# [WRITTEN PROBLEM]
Would you repeat the listing exactly but omit every picture?
______
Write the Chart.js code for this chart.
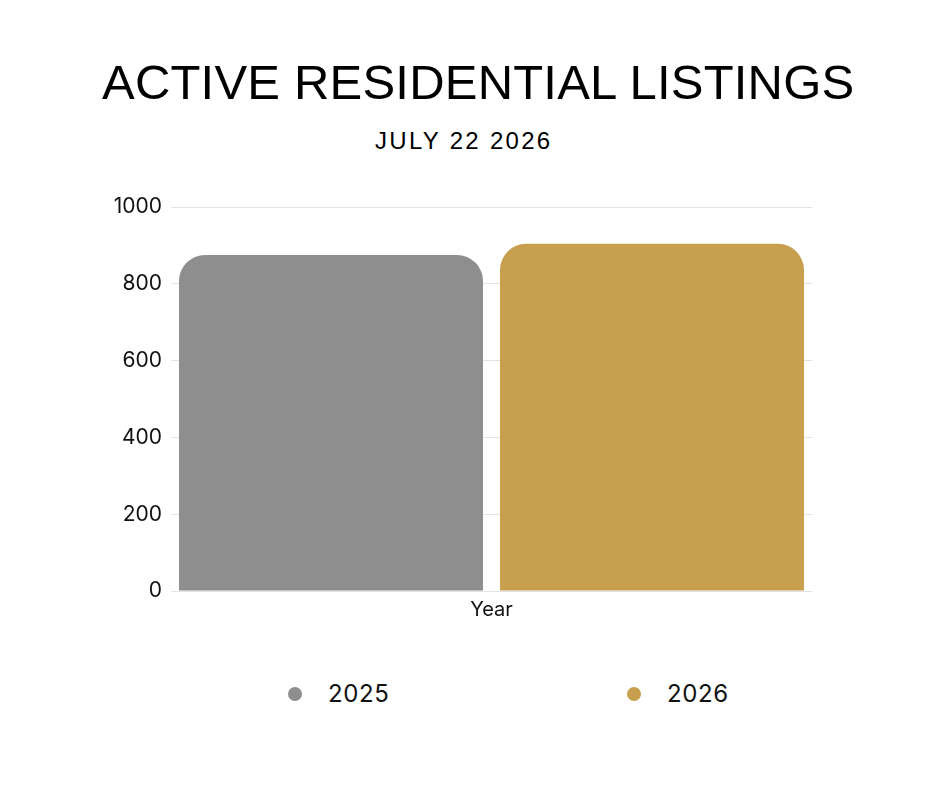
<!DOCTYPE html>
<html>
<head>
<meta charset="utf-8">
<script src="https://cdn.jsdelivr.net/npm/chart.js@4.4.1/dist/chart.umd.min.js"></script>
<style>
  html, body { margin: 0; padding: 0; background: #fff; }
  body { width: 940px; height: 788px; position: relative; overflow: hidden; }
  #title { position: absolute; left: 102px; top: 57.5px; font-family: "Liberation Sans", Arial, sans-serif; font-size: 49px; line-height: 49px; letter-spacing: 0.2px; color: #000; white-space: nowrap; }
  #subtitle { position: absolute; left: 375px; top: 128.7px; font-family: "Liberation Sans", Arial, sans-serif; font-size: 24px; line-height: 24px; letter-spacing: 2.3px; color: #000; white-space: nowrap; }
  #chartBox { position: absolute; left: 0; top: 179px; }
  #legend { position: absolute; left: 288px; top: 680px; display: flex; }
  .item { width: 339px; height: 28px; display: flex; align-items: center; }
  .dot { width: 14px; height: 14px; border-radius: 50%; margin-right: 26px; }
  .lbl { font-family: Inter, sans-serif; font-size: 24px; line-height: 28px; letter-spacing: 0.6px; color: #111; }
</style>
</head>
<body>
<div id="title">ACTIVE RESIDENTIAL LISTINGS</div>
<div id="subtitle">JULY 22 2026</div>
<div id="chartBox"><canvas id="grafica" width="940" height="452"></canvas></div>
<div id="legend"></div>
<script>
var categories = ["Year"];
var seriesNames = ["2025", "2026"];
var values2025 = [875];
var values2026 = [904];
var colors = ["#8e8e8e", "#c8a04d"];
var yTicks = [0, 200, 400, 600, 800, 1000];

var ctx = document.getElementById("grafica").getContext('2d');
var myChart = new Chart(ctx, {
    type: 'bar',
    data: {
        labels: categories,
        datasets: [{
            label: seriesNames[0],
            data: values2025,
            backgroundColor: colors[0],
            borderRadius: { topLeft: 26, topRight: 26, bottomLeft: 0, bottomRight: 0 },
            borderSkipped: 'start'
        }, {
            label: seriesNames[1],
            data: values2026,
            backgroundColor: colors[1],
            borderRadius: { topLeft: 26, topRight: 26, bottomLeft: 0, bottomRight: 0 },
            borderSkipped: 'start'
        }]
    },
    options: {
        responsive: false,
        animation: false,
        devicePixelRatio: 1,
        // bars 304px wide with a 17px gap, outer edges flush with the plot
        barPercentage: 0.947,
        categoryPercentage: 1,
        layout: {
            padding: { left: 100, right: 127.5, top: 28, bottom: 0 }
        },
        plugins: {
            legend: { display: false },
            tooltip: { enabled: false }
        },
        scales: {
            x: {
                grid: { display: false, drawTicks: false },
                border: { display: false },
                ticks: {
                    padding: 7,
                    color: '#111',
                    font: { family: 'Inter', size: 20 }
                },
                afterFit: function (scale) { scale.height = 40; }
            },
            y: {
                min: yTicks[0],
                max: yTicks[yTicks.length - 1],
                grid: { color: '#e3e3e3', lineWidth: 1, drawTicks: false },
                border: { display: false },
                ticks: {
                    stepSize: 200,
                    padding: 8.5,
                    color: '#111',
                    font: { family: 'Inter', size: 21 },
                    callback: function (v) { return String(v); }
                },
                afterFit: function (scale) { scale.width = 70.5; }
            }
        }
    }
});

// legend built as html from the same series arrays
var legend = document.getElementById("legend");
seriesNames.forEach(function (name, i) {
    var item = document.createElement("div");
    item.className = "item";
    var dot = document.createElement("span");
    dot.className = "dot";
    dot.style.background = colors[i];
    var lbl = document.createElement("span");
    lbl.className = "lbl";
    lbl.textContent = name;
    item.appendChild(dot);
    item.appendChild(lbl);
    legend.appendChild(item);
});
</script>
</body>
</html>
______
# [FINISHED ANSWER]
Write the Chart.js code for this chart.
<!DOCTYPE html>
<html>
<head>
<meta charset="utf-8">
<script src="https://cdn.jsdelivr.net/npm/chart.js@4.4.1/dist/chart.umd.min.js"></script>
<style>
  html, body { margin: 0; padding: 0; background: #fff; }
  body { width: 940px; height: 788px; position: relative; overflow: hidden; }
  #title { position: absolute; left: 102px; top: 57.5px; font-family: "Liberation Sans", Arial, sans-serif; font-size: 49px; line-height: 49px; letter-spacing: 0.2px; color: #000; white-space: nowrap; }
  #subtitle { position: absolute; left: 375px; top: 128.7px; font-family: "Liberation Sans", Arial, sans-serif; font-size: 24px; line-height: 24px; letter-spacing: 2.3px; color: #000; white-space: nowrap; }
  #chartBox { position: absolute; left: 0; top: 179px; }
  #legend { position: absolute; left: 288px; top: 680px; display: flex; }
  .item { width: 339px; height: 28px; display: flex; align-items: center; }
  .dot { width: 14px; height: 14px; border-radius: 50%; margin-right: 26px; }
  .lbl { font-family: Inter, sans-serif; font-size: 24px; line-height: 28px; letter-spacing: 0.6px; color: #111; }
</style>
</head>
<body>
<div id="title">ACTIVE RESIDENTIAL LISTINGS</div>
<div id="subtitle">JULY 22 2026</div>
<div id="chartBox"><canvas id="grafica" width="940" height="452"></canvas></div>
<div id="legend"></div>
<script>
var categories = ["Year"];
var seriesNames = ["2025", "2026"];
var values2025 = [875];
var values2026 = [904];
var colors = ["#8e8e8e", "#c8a04d"];
var yTicks = [0, 200, 400, 600, 800, 1000];

var ctx = document.getElementById("grafica").getContext('2d');
var myChart = new Chart(ctx, {
    type: 'bar',
    data: {
        labels: categories,
        datasets: [{
            label: seriesNames[0],
            data: values2025,
            backgroundColor: colors[0],
            borderRadius: { topLeft: 26, topRight: 26, bottomLeft: 0, bottomRight: 0 },
            borderSkipped: 'start'
        }, {
            label: seriesNames[1],
            data: values2026,
            backgroundColor: colors[1],
            borderRadius: { topLeft: 26, topRight: 26, bottomLeft: 0, bottomRight: 0 },
            borderSkipped: 'start'
        }]
    },
    options: {
        responsive: false,
        animation: false,
        devicePixelRatio: 1,
        // bars 304px wide with a 17px gap, outer edges flush with the plot
        barPercentage: 0.947,
        categoryPercentage: 1,
        layout: {
            padding: { left: 100, right: 127.5, top: 28, bottom: 0 }
        },
        plugins: {
            legend: { display: false },
            tooltip: { enabled: false }
        },
        scales: {
            x: {
                grid: { display: false, drawTicks: false },
                border: { display: false },
                ticks: {
                    padding: 7,
                    color: '#111',
                    font: { family: 'Inter', size: 20 }
                },
                afterFit: function (scale) { scale.height = 40; }
            },
            y: {
                min: yTicks[0],
                max: yTicks[yTicks.length - 1],
                grid: { color: '#e3e3e3', lineWidth: 1, drawTicks: false },
                border: { display: false },
                ticks: {
                    stepSize: 200,
                    padding: 8.5,
                    color: '#111',
                    font: { family: 'Inter', size: 21 },
                    callback: function (v) { return String(v); }
                },
                afterFit: function (scale) { scale.width = 70.5; }
            }
        }
    }
});

// legend built as html from the same series arrays
var legend = document.getElementById("legend");
seriesNames.forEach(function (name, i) {
    var item = document.createElement("div");
    item.className = "item";
    var dot = document.createElement("span");
    dot.className = "dot";
    dot.style.background = colors[i];
    var lbl = document.createElement("span");
    lbl.className = "lbl";
    lbl.textContent = name;
    item.appendChild(dot);
    item.appendChild(lbl);
    legend.appendChild(item);
});
</script>
</body>
</html>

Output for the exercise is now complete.